Napster was driven by the desire to get around the artificial barriers created by the music business. The music company wanted you to buy the whole CD to listen to one song. Technology made it possible to unbundle the CD and distribute the song free to whoever wanted it. The record companies called it theft, hackers called it disruption. I’ll just note that the hackers won.
That’s the positive spin. The truth is a lot of what is passed off as innovation is just the clever use of technology to transfer costs to unsuspecting third parties. Uber is a cost shifting operation. Facebook and NetFlix are cost shifting operations. In other cases, it is just outright fraud, as in the case of advertizing.
There may be much more advertising in apps than it seems. Thousands of mobile applications are secretly running ads that can’t be seen by users, defrauding marketers and slowing down smartphones, according to a new report by Forensiq, a firm that tracks fraud in online advertising.
Over the course of the 10-day study, one percent of all devices observed in the U.S. ran at least one app committing this kind of fraud; in Europe and Asia, two to three percent of devices encountered fake ads. Forensiq identified over 5,000 apps that display unseen ads on both Apple and Android devices. Advertisers are paying about $850 million for these ads each year, according to the report, and the apps with the highest rate of ad fraud can burn through 2 gigabytes of data per day on a single device.
The sheer amount of activity generated by apps with fake ads was what initially exposed the scam. Forensiq noticed that some apps were calling up ads at such a high frequency that the intended audience couldn’t possibly be actual humans. The apps, says Forensiq, were hitting these numbers by showing as many as five ads in the background for every ad visible to users. Some apps continued to scroll through ads even after the app had been closed.
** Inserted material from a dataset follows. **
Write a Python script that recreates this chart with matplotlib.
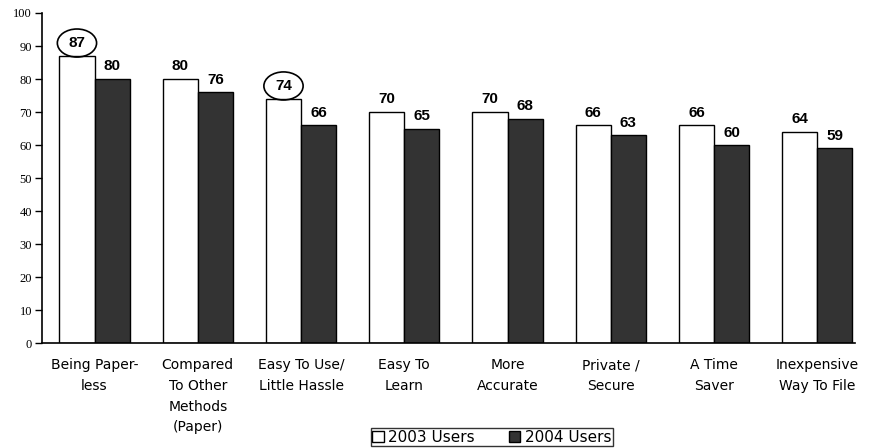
import matplotlib.pyplot as plt
from matplotlib.patches import Ellipse, Patch
import numpy as np

categories = ['Being Paper-\nless', 'Compared\nTo Other\nMethods\n(Paper)',
              'Easy To Use/\nLittle Hassle', 'Easy To\nLearn', 'More\nAccurate',
              'Private /\nSecure', 'A Time\nSaver', 'Inexpensive\nWay To File']
users_2003 = [87, 80, 74, 70, 70, 66, 66, 64]
users_2004 = [80, 76, 66, 65, 68, 63, 60, 59]
circled = [0, 2]

fig = plt.figure(figsize=(8.72, 4.48), dpi=100)
ax = fig.add_axes([0.048, 0.234, 0.932, 0.737])

x = np.arange(len(categories))
w = 0.34
b1 = ax.bar(x - w / 2, users_2003, w, color='white', edgecolor='black', linewidth=1)
b2 = ax.bar(x + w / 2, users_2004, w, color='#333333', edgecolor='black', linewidth=1)

for xi, v in zip(x - w / 2, users_2003):
    ax.annotate(str(v), (xi, v), xytext=(0, 4), textcoords='offset points',
                ha='center', va='bottom', fontsize=11, fontweight='bold',
                family='Liberation Sans')
for xi, v in zip(x + w / 2, users_2004):
    ax.annotate(str(v), (xi, v), xytext=(0, 4), textcoords='offset points',
                ha='center', va='bottom', fontsize=11, fontweight='bold',
                family='Liberation Sans')

for i in circled:
    ax.add_patch(Ellipse((x[i] - w / 2, users_2003[i] + 3.9), 0.38, 8.5,
                         fill=False, edgecolor='black', linewidth=1.2, clip_on=False))

ax.set_ylim(0, 100)
ax.set_xlim(-0.51, 7.36)
ax.set_yticks(range(0, 101, 10))
ax.set_yticklabels([str(t) for t in range(0, 101, 10)], family='Liberation Serif', fontsize=9)
ax.tick_params(axis='y', length=5, width=1, pad=2)
ax.set_xticks(x)
ax.set_xticklabels(categories, fontsize=10, family='DejaVu Sans', linespacing=1.6)
ax.tick_params(axis='x', length=0, pad=11)
for lab in ax.get_xticklabels():
    lab.set_verticalalignment('top')

ax.spines['top'].set_visible(False)
ax.spines['right'].set_visible(False)
ax.spines['left'].set_linewidth(1.2)
ax.spines['bottom'].set_linewidth(1.2)

handles = [Patch(facecolor='white', edgecolor='black', label='2003 Users'),
           Patch(facecolor='#333333', edgecolor='black', label='2004 Users')]
leg = fig.legend(handles=handles, loc='center', bbox_to_anchor=(0.564, 0.024), ncol=2,
                 frameon=True, fancybox=False, edgecolor='black',
                 handlelength=0.75, handleheight=0.75, handletextpad=0.3,
                 columnspacing=2.2, borderpad=0.1, borderaxespad=0,
                 prop={'family': 'DejaVu Sans', 'size': 11})
leg.get_frame().set_linewidth(1)

fig.savefig('out.png', dpi=100)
This is simple fraud, of course, but the sort that is hard to detect. The app maker can make claims against the advertiser that cannot be disputed easily. Facebook has been accused of doing something similar, by using click farms. Since we no longer enforce the laws on rich people and their corporate faces, these crimes go on at a wholesale level.
The worst part of it is the phone user is having his minutes consumed by ads he does not want. This happens right out in the open, but people don’t notice it. Open a YouTube video on your phone and you pay to watch ads at the front end through your monthly minute allocation. The kind of fraud in this story means your minutes are being used while your phone is idle.
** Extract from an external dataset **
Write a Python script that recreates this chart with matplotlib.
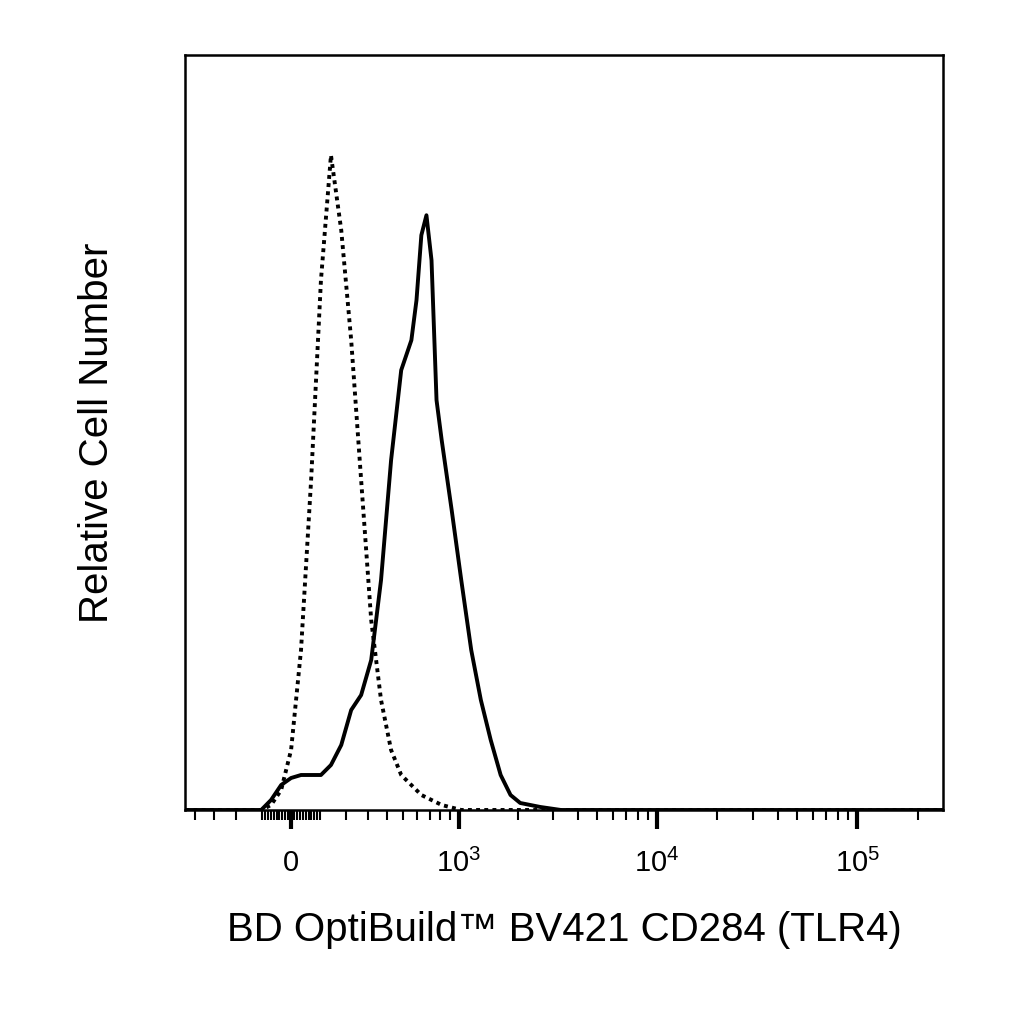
import numpy as np
import matplotlib
matplotlib.use("Agg")
import matplotlib.pyplot as plt
from matplotlib.scale import FuncScale

plt.rcParams['font.family'] = ['Liberation Sans', 'DejaVu Sans']
plt.rcParams['mathtext.fontset'] = 'custom'
plt.rcParams['mathtext.rm'] = 'Liberation Sans'

W = 297.0
iso_x = [-457, -104, -69, -34, 0, 34, 69, 104, 141, 181, 222, 266, 314, 365, 422, 485, 631, 813, 1030, 268000]
iso_y = [0, 0, 5, 20, 60, 160, 330, 530, 655, 580, 470, 330, 190, 110, 60, 35, 15, 5, 0, 0]
stain_x = [-457, -104, -69, -34, 0, 34, 104, 141, 181, 222, 266, 314, 365, 422, 485, 555, 593, 631, 673, 717, 763,
           813, 918, 1030, 1160, 1300, 1460, 1640, 1840, 2060, 2600, 3300, 268000]
stain_y = [0, 0, 10, 25, 32, 35, 35, 45, 65, 100, 115, 150, 230, 350, 440, 470, 510, 575, 595, 550, 410,
           370, 300, 230, 160, 110, 70, 35, 15, 7, 3, 0, 0]
major_ticks = [0, 1e3, 1e4, 1e5]
major_labels = ["0", r"$\mathrm{10}^{\mathrm{3}}$", r"$\mathrm{10}^{\mathrm{4}}$", r"$\mathrm{10}^{\mathrm{5}}$"]

fig = plt.figure(figsize=(10.24, 10.24), dpi=100)
ax = fig.add_axes([0.181, 0.209, 0.74, 0.737])
ax.set_xscale(FuncScale(ax, (lambda x: np.arcsinh(np.asarray(x) / W), lambda u: W * np.sinh(u))))
ax.plot(iso_x, iso_y, color="black", lw=2.8, ls=(0, (1, 1.1)))
ax.plot(stain_x, stain_y, color="black", lw=2.8)
ax.set_xlim(-457, 268000)
ax.set_ylim(0, 755)
ax.set_yticks([])
minors = []
for d in [10, 100, 1000, 10000, 100000]:
    for k in range(2, 10):
        v = k * d
        if v < 268000:
            minors.append(v)
minors += [-v for v in [20, 30, 40, 50, 60, 70, 80, 90, 100, 200, 300, 400]] + [10, 100, -10]
ax.set_xticks(minors, minor=True)
ax.set_xticks(major_ticks)
ax.set_xticklabels(major_labels, fontsize=21)
ax.tick_params(axis="x", which="major", length=14, width=3, pad=14)
ax.tick_params(axis="x", which="minor", length=7, width=1.5)
for s in ax.spines.values():
    s.set_linewidth(1.8)
ax.set_ylabel("Relative Cell Number", fontsize=29, labelpad=50)
ax.set_xlabel("BD OptiBuild™ BV421 CD284 (TLR4)", fontsize=29, labelpad=24)
fig.savefig("out.png", dpi=100, facecolor="white")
This is only going to get worse. Theft of medical records, bank records and security records is already a problem. The source of this problem is the general failure of the people in charge to take responsibility for running society. There’s no longer any sense of obligation on the part of elites. They look ta the Ground People with contempt and say things like “they should be more careful.”
In the case of these apps, the people in charge should round up the app makers and put them in a place like Angola state prison. These are small dollar crimes, but they erode social trust. It’s why counterfeiting carries such harsh penalties. But, the people in charge no longer care about social trust. They don’t think it matters. They’re probably right.